Begin

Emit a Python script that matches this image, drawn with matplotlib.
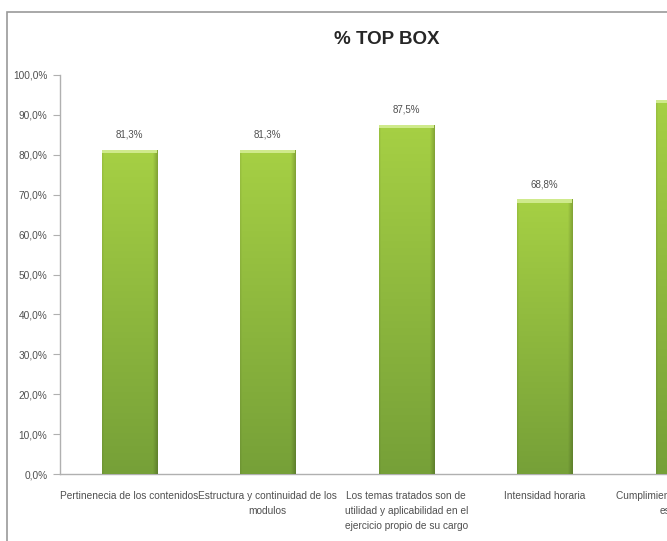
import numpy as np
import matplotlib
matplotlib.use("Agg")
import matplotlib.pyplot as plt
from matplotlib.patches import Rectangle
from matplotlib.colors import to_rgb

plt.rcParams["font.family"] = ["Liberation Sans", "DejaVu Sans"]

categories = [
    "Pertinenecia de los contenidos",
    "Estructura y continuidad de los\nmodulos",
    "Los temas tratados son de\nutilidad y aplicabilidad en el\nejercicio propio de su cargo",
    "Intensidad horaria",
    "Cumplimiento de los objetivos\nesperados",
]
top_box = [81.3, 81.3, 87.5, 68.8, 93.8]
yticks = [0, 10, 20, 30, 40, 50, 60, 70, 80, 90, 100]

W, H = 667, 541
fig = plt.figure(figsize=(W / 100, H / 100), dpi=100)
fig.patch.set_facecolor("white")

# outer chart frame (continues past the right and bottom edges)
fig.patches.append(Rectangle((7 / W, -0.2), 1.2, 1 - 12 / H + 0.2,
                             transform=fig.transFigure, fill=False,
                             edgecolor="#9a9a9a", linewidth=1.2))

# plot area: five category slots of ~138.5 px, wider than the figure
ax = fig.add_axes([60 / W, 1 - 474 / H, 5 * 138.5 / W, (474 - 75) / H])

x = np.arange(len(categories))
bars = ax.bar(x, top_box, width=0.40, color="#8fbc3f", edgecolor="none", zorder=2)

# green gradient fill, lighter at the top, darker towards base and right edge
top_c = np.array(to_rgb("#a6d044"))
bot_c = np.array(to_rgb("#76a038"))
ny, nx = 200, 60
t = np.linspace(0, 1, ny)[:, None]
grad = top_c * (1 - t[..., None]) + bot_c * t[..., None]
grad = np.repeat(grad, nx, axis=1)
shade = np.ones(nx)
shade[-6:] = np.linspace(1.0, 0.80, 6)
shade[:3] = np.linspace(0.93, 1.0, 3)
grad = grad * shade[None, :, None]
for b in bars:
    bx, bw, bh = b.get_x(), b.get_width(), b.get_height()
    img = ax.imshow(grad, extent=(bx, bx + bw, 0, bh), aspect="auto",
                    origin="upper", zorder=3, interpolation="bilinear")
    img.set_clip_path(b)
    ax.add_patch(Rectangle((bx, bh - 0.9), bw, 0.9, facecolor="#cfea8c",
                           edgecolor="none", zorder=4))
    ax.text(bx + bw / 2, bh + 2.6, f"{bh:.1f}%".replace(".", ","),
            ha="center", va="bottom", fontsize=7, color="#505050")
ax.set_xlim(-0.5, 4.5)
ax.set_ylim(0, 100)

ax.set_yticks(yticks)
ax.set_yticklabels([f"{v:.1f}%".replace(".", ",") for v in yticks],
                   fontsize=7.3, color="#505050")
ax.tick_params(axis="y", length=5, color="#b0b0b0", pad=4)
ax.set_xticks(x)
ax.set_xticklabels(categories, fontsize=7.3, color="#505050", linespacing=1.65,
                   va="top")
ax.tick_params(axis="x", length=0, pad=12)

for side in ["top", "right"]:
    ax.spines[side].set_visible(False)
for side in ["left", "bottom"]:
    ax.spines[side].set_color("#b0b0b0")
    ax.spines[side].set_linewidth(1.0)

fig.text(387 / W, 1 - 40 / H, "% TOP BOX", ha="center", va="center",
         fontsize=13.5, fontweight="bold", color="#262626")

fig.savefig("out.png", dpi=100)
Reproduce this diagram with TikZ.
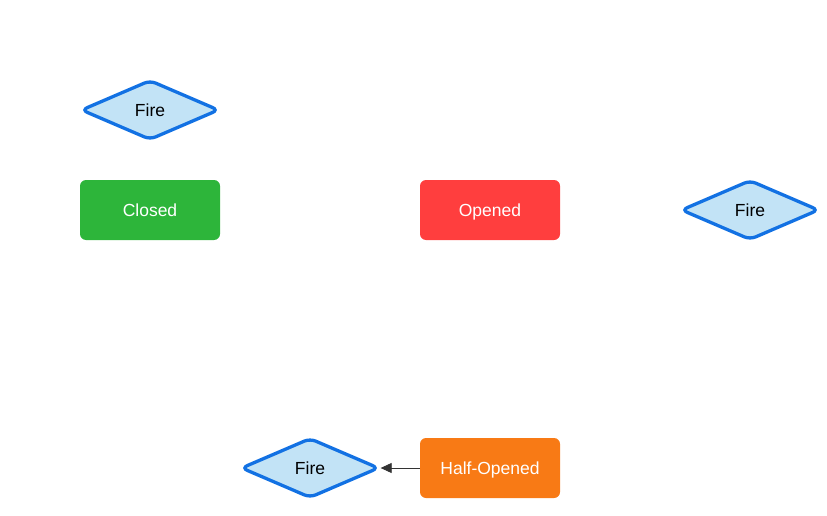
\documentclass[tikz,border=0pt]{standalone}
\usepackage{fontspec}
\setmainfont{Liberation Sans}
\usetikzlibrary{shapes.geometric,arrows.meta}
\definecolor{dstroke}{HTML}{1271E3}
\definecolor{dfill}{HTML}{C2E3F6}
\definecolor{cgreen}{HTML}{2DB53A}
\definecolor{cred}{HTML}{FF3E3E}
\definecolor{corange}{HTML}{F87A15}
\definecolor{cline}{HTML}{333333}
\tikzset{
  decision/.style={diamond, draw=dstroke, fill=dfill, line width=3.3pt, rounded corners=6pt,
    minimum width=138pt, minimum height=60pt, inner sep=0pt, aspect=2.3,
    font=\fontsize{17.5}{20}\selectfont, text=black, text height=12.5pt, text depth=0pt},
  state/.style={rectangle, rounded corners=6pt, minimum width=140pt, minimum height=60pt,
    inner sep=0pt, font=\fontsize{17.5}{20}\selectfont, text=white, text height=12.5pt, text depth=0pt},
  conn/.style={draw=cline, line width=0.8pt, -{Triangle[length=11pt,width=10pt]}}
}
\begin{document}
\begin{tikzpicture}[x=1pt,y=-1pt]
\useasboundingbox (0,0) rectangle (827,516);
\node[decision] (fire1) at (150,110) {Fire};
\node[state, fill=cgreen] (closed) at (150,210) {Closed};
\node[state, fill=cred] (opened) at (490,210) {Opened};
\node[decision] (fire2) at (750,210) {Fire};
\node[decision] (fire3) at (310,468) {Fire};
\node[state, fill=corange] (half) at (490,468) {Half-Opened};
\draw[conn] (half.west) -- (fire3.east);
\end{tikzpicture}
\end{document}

End

**What to do**
Each record must be quoted in full and exactly. Do not include the pictures.

**Solution for this exercise**
Emit a Python script that matches this image, drawn with matplotlib.
import numpy as np
import matplotlib
matplotlib.use("Agg")
import matplotlib.pyplot as plt
from matplotlib.patches import Rectangle
from matplotlib.colors import to_rgb

plt.rcParams["font.family"] = ["Liberation Sans", "DejaVu Sans"]

categories = [
    "Pertinenecia de los contenidos",
    "Estructura y continuidad de los\nmodulos",
    "Los temas tratados son de\nutilidad y aplicabilidad en el\nejercicio propio de su cargo",
    "Intensidad horaria",
    "Cumplimiento de los objetivos\nesperados",
]
top_box = [81.3, 81.3, 87.5, 68.8, 93.8]
yticks = [0, 10, 20, 30, 40, 50, 60, 70, 80, 90, 100]

W, H = 667, 541
fig = plt.figure(figsize=(W / 100, H / 100), dpi=100)
fig.patch.set_facecolor("white")

# outer chart frame (continues past the right and bottom edges)
fig.patches.append(Rectangle((7 / W, -0.2), 1.2, 1 - 12 / H + 0.2,
                             transform=fig.transFigure, fill=False,
                             edgecolor="#9a9a9a", linewidth=1.2))

# plot area: five category slots of ~138.5 px, wider than the figure
ax = fig.add_axes([60 / W, 1 - 474 / H, 5 * 138.5 / W, (474 - 75) / H])

x = np.arange(len(categories))
bars = ax.bar(x, top_box, width=0.40, color="#8fbc3f", edgecolor="none", zorder=2)

# green gradient fill, lighter at the top, darker towards base and right edge
top_c = np.array(to_rgb("#a6d044"))
bot_c = np.array(to_rgb("#76a038"))
ny, nx = 200, 60
t = np.linspace(0, 1, ny)[:, None]
grad = top_c * (1 - t[..., None]) + bot_c * t[..., None]
grad = np.repeat(grad, nx, axis=1)
shade = np.ones(nx)
shade[-6:] = np.linspace(1.0, 0.80, 6)
shade[:3] = np.linspace(0.93, 1.0, 3)
grad = grad * shade[None, :, None]
for b in bars:
    bx, bw, bh = b.get_x(), b.get_width(), b.get_height()
    img = ax.imshow(grad, extent=(bx, bx + bw, 0, bh), aspect="auto",
                    origin="upper", zorder=3, interpolation="bilinear")
    img.set_clip_path(b)
    ax.add_patch(Rectangle((bx, bh - 0.9), bw, 0.9, facecolor="#cfea8c",
                           edgecolor="none", zorder=4))
    ax.text(bx + bw / 2, bh + 2.6, f"{bh:.1f}%".replace(".", ","),
            ha="center", va="bottom", fontsize=7, color="#505050")
ax.set_xlim(-0.5, 4.5)
ax.set_ylim(0, 100)

ax.set_yticks(yticks)
ax.set_yticklabels([f"{v:.1f}%".replace(".", ",") for v in yticks],
                   fontsize=7.3, color="#505050")
ax.tick_params(axis="y", length=5, color="#b0b0b0", pad=4)
ax.set_xticks(x)
ax.set_xticklabels(categories, fontsize=7.3, color="#505050", linespacing=1.65,
                   va="top")
ax.tick_params(axis="x", length=0, pad=12)

for side in ["top", "right"]:
    ax.spines[side].set_visible(False)
for side in ["left", "bottom"]:
    ax.spines[side].set_color("#b0b0b0")
    ax.spines[side].set_linewidth(1.0)

fig.text(387 / W, 1 - 40 / H, "% TOP BOX", ha="center", va="center",
         fontsize=13.5, fontweight="bold", color="#262626")

fig.savefig("out.png", dpi=100)
Reproduce this diagram with TikZ.
\documentclass[tikz,border=0pt]{standalone}
\usepackage{fontspec}
\setmainfont{Liberation Sans}
\usetikzlibrary{shapes.geometric,arrows.meta}
\definecolor{dstroke}{HTML}{1271E3}
\definecolor{dfill}{HTML}{C2E3F6}
\definecolor{cgreen}{HTML}{2DB53A}
\definecolor{cred}{HTML}{FF3E3E}
\definecolor{corange}{HTML}{F87A15}
\definecolor{cline}{HTML}{333333}
\tikzset{
  decision/.style={diamond, draw=dstroke, fill=dfill, line width=3.3pt, rounded corners=6pt,
    minimum width=138pt, minimum height=60pt, inner sep=0pt, aspect=2.3,
    font=\fontsize{17.5}{20}\selectfont, text=black, text height=12.5pt, text depth=0pt},
  state/.style={rectangle, rounded corners=6pt, minimum width=140pt, minimum height=60pt,
    inner sep=0pt, font=\fontsize{17.5}{20}\selectfont, text=white, text height=12.5pt, text depth=0pt},
  conn/.style={draw=cline, line width=0.8pt, -{Triangle[length=11pt,width=10pt]}}
}
\begin{document}
\begin{tikzpicture}[x=1pt,y=-1pt]
\useasboundingbox (0,0) rectangle (827,516);
\node[decision] (fire1) at (150,110) {Fire};
\node[state, fill=cgreen] (closed) at (150,210) {Closed};
\node[state, fill=cred] (opened) at (490,210) {Opened};
\node[decision] (fire2) at (750,210) {Fire};
\node[decision] (fire3) at (310,468) {Fire};
\node[state, fill=corange] (half) at (490,468) {Half-Opened};
\draw[conn] (half.west) -- (fire3.east);
\end{tikzpicture}
\end{document}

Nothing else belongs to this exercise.